Kenya Kırsal Elektrifikasyon ve Yenilenebilir Enerji Şirketi'nden bir uzman olan Hannington Goch, istikrarlı elektrik tedarikinin ve düşük maliyetli elektriğin Garissa ve diğer bölgelerin gelişimine önemli destek sağladığını, sanayi ve ticaretin gelişmesini teşvik ettiğini ve yerel halk için daha fazla istihdam fırsatı yarattığını söyledi. Yerel sakin Elizabeth Waniku tarafından işletilen küçük restoran da istikrarlı elektrik tedarikinden faydalandı, bu da iş saatlerini uzattı ve geliri artırdı.

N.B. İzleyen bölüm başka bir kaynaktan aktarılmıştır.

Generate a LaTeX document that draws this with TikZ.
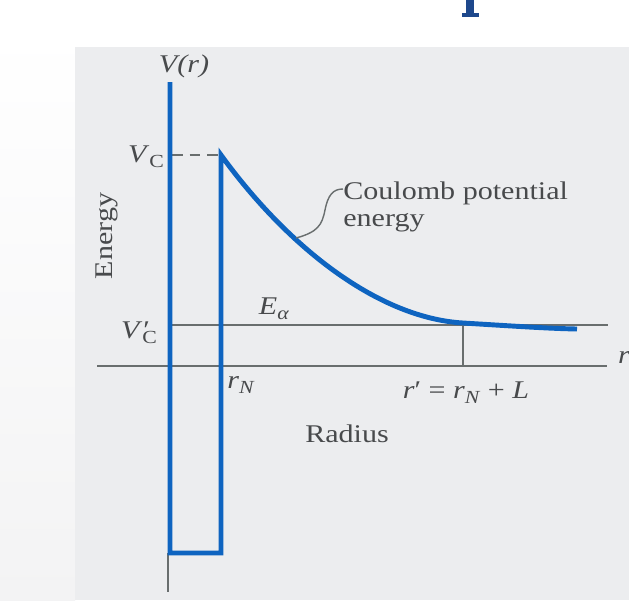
\documentclass[tikz,border=0pt]{standalone}
\usepackage{graphicx}
\usepackage{fontspec}
\setmainfont{Liberation Serif}
\definecolor{lineblue}{RGB}{14,100,192}
\definecolor{axisgray}{RGB}{105,110,110}
\definecolor{labelgray}{RGB}{72,74,76}
\definecolor{panelgray}{RGB}{236,237,239}
\definecolor{margingray}{RGB}{243,243,244}
\definecolor{titleblue}{RGB}{30,72,140}
\newcommand{\stretchtxt}[1]{\scalebox{1.18}[1]{#1}}
\newcommand{\lowr}[1]{\raisebox{-0.45ex}{\fontsize{10.5}{10.5}\selectfont #1}}
\newcommand{\primemark}{\rlap{\kern0.5pt′}}
\tikzset{
  axisline/.style={draw=axisgray, line width=0.8pt},
  potline/.style={draw=lineblue, line width=2.8pt, line join=miter},
  lbl/.style={text=labelgray, font=\fontsize{14.5}{16}\selectfont, inner sep=0pt},
  pointer/.style={draw=axisgray, line width=0.8pt}
}
\begin{document}
\begin{tikzpicture}[x=0.02cm, y=-0.02cm]
\useasboundingbox (0,0) rectangle (629,600);
% background
\fill[white] (0,0) rectangle (629,600);
\shade[top color=white, bottom color=margingray] (0,30) rectangle (75,600);
\fill[panelgray] (75,47) rectangle (629,600);
% cut-off title fragment
\fill[titleblue] (466,0) rectangle (474,14);
\fill[titleblue] (462,13) rectangle (479,17);

% coordinates
\coordinate (vtop) at (170,82);
\coordinate (vbot) at (170,553);
\coordinate (wbot) at (221,553);
\coordinate (wtop) at (221,155);
\coordinate (vc) at (172,155);
\coordinate (cmid) at (463,323);
\coordinate (cend) at (577,329);
\coordinate (ax0) at (97,366);
\coordinate (ax1) at (607,366);
\coordinate (ea0) at (172,325);
\coordinate (ea1) at (608,325);
\coordinate (rp0) at (463,324);
\coordinate (rp1) at (463,366);
\coordinate (gv0) at (168,553);
\coordinate (gv1) at (168,592);
\coordinate (cp) at (296,238);

% axes and thin lines
\path[axisline] (ax0) -- (ax1);
\path[axisline] (ea0) -- (ea1);
\path[axisline] (rp0) -- (rp1);
\path[axisline] (gv0) -- (gv1);
\path[axisline, dash pattern=on 6pt off 4pt] (vc) -- (wtop);

% potential
\path[potline] (vtop) -- (vbot) -- (wbot) -- (wtop)
  .. controls (290,250) and (380,318) .. (cmid)
  .. controls (520,326.5) and (550,328.5) .. (cend);

% labels
\node[lbl] (lVr) at (184,66) {\stretchtxt{\textit{V(r)}}};
\node[lbl] (lVC) at (146,157) {\stretchtxt{\textit{V}\lowr{C}}};
\node[lbl] (lVCp) at (139,333) {\stretchtxt{\textit{V}\primemark\lowr{C}}};
\node[lbl] (lEa) at (274,309) {\stretchtxt{\textit{E}\lowr{\textit{α}}}};
\node[lbl, rotate=90] (lEn) at (107,236) {\stretchtxt{Energy}};
\node[lbl] (lrN) at (241,385) {\stretchtxt{\textit{r}\lowr{\textit{N}}}};
\node[lbl] (lrp) at (466,393) {\stretchtxt{\textit{r}′ = \textit{r}\lowr{\textit{N}} + \textit{L}}};
\node[lbl] (lr) at (624,357) {\stretchtxt{\textit{r}}};
\node[lbl] (lRad) at (347,434) {\stretchtxt{Radius}};
\node[lbl, anchor=west, align=left] (lCou) at (343,207) {\stretchtxt{Coulomb potential}\\[-1pt]\stretchtxt{energy}};

% pointer
\path[pointer] (cp) .. controls (318,232) and (322,225) .. (325,210)
  .. controls (328,195) and (333,189) .. (lCou.west |- 0,189);
\end{tikzpicture}
\end{document}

Şu anda, Çin-Afrika İşbirliği Forumu çerçevesinde 100'den fazla yeşil enerji projesi bulunuyor ve bu da Afrika'nın yeşil dönüşümüne canlılık kattı. Zimbabveli ekonomist Briance Mushemwa, Afrika'nın Çin'in yeşil enerji endüstrisinden, özellikle güneş panelleri ve piller gibi makul fiyatlı ve yüksek kaliteli yeşil enerji ürünlerinden büyük ölçüde yararlandığını belirtti.
Birleşmiş Milletler Çevre Programı yetkilisi Roda Wajira, Çin ile iş birliğinin Afrika ülkelerinin enerji dönüşümünün başarısı için hayati önem taşıyan ileri teknoloji ve destek elde etmesini sağladığını söyledi. Birleşmiş Milletler İklim Değişikliği Çerçeve Sözleşmesi'nin 28. Taraflar Konferansı'nda Çin ve Afrika, Afrika'nın az gelişmiş bölgelerindeki küçük ve orta ölçekli güneş enerjisi projelerine odaklanarak küçük ölçekli yenilikçi temiz enerji projelerinin tanıtımını daha da destekledi.

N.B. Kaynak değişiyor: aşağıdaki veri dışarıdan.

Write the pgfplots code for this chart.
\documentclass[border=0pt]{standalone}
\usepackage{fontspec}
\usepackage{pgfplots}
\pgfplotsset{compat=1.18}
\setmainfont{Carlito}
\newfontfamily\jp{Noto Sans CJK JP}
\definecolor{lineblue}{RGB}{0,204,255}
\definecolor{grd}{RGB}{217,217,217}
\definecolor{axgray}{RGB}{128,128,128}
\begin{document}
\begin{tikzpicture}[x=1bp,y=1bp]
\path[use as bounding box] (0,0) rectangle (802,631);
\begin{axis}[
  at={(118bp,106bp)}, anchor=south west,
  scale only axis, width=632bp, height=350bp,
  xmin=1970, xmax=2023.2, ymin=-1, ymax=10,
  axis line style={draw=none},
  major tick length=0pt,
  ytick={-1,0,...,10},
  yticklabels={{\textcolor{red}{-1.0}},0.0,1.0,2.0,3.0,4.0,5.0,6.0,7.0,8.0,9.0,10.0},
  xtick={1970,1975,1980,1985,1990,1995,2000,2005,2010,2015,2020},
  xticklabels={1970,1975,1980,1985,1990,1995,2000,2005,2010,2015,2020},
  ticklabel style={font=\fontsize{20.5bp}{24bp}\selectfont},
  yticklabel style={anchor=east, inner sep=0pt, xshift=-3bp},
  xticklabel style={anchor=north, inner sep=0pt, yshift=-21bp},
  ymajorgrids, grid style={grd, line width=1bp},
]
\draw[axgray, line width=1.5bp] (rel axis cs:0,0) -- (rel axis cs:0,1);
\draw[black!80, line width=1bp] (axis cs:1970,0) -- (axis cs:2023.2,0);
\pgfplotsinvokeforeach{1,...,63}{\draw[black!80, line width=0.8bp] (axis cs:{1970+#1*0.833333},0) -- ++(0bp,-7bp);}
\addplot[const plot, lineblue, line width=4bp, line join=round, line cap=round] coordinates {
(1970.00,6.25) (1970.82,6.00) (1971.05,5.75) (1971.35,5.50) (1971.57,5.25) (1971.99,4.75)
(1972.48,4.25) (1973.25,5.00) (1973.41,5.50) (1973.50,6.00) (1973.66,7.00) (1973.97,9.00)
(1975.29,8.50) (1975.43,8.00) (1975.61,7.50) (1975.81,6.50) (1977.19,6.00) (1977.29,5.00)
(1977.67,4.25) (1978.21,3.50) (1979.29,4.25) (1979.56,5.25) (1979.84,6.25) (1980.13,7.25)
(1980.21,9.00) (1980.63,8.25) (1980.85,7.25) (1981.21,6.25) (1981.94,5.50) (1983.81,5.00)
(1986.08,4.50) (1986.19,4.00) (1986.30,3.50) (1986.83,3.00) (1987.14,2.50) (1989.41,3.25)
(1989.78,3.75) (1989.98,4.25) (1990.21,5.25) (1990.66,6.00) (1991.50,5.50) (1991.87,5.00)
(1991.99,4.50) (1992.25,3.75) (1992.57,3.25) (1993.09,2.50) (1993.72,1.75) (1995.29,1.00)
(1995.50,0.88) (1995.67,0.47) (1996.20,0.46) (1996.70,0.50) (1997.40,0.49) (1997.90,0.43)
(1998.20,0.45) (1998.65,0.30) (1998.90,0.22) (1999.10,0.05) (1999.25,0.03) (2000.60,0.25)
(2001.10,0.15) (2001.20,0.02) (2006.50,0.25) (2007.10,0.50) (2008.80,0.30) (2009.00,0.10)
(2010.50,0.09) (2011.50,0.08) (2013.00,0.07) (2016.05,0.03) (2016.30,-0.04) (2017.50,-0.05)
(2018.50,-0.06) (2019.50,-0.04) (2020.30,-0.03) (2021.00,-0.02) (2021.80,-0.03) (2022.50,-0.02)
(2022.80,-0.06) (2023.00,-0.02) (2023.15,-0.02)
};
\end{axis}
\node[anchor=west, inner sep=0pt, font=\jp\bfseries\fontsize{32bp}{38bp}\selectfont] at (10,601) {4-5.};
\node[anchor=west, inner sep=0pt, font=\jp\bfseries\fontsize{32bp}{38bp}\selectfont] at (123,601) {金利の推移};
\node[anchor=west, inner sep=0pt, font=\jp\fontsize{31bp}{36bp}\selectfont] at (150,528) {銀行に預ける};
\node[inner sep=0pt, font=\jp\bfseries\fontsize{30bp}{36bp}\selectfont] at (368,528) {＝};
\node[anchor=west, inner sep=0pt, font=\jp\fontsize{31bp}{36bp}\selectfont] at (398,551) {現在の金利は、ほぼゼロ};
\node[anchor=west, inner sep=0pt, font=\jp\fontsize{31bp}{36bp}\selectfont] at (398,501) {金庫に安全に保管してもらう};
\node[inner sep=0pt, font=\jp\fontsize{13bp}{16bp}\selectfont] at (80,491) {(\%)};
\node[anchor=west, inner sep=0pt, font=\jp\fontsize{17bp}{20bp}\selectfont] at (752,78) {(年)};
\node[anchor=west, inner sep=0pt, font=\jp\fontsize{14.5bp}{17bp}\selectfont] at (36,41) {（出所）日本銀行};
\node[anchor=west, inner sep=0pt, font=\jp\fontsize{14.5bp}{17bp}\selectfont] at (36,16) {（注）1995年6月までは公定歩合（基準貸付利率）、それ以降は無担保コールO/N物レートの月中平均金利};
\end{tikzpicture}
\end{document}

Dünya Doğayı Koruma Vakfı'nın eski genel müdürü Marco Lambertini, mikro şebekeler gibi küçük ölçekli altyapıların Afrika'nın kırsal alanları ve dünyanın birçok ücra köşesi için makul bir enerji çözümü olabileceğine inanıyor.

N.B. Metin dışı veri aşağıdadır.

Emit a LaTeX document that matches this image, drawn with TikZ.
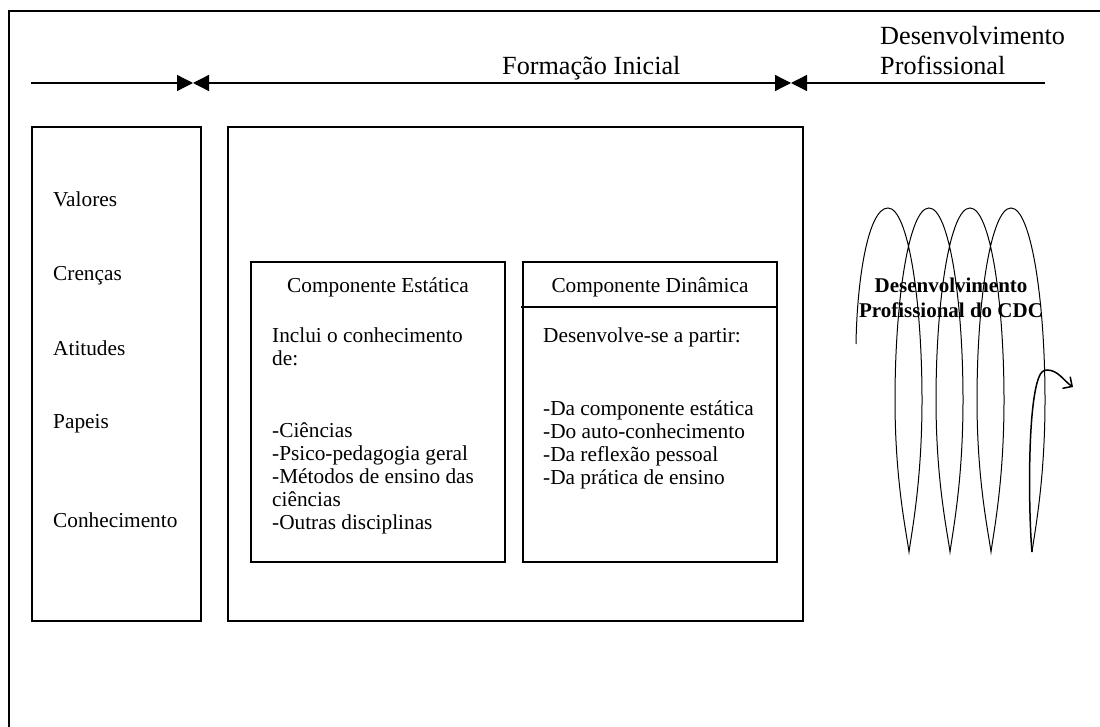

Çin Sosyal Bilimler Akademisi Batı Asya ve Afrika Çalışmaları Enstitüsü Ekonomik Araştırma Ofisi direktörü ve araştırmacısı Yang Baorong, Çin'in Afrika'ya yüksek kaliteli ve düşük maliyetli yeşil enerji teknolojileri ve ürünleri sağladığını ve bunları daha fazla Afrikalı insan için uygun hale getirdiğini söyledi. Çin-Afrika yeşil enerji iş birliği, Afrika ülkelerinin muazzam kaynak potansiyellerini gerçek ekonomik büyümeye dönüştürmelerine yardımcı olacak. Çin'in endüstriyel avantajlarının ve yeni enerji sektöründe iş birliği yapma isteğinin, Afrika'nın bu alandaki gelişme seviyesini daha da artıracağını vurguladı. Çin ve Afrika, iklim değişikliğinin zorluklarının üstesinden birlikte gelecek ve daha temiz, sürdürülebilir ve müreffeh bir geleceğe doğru ilerleyecek.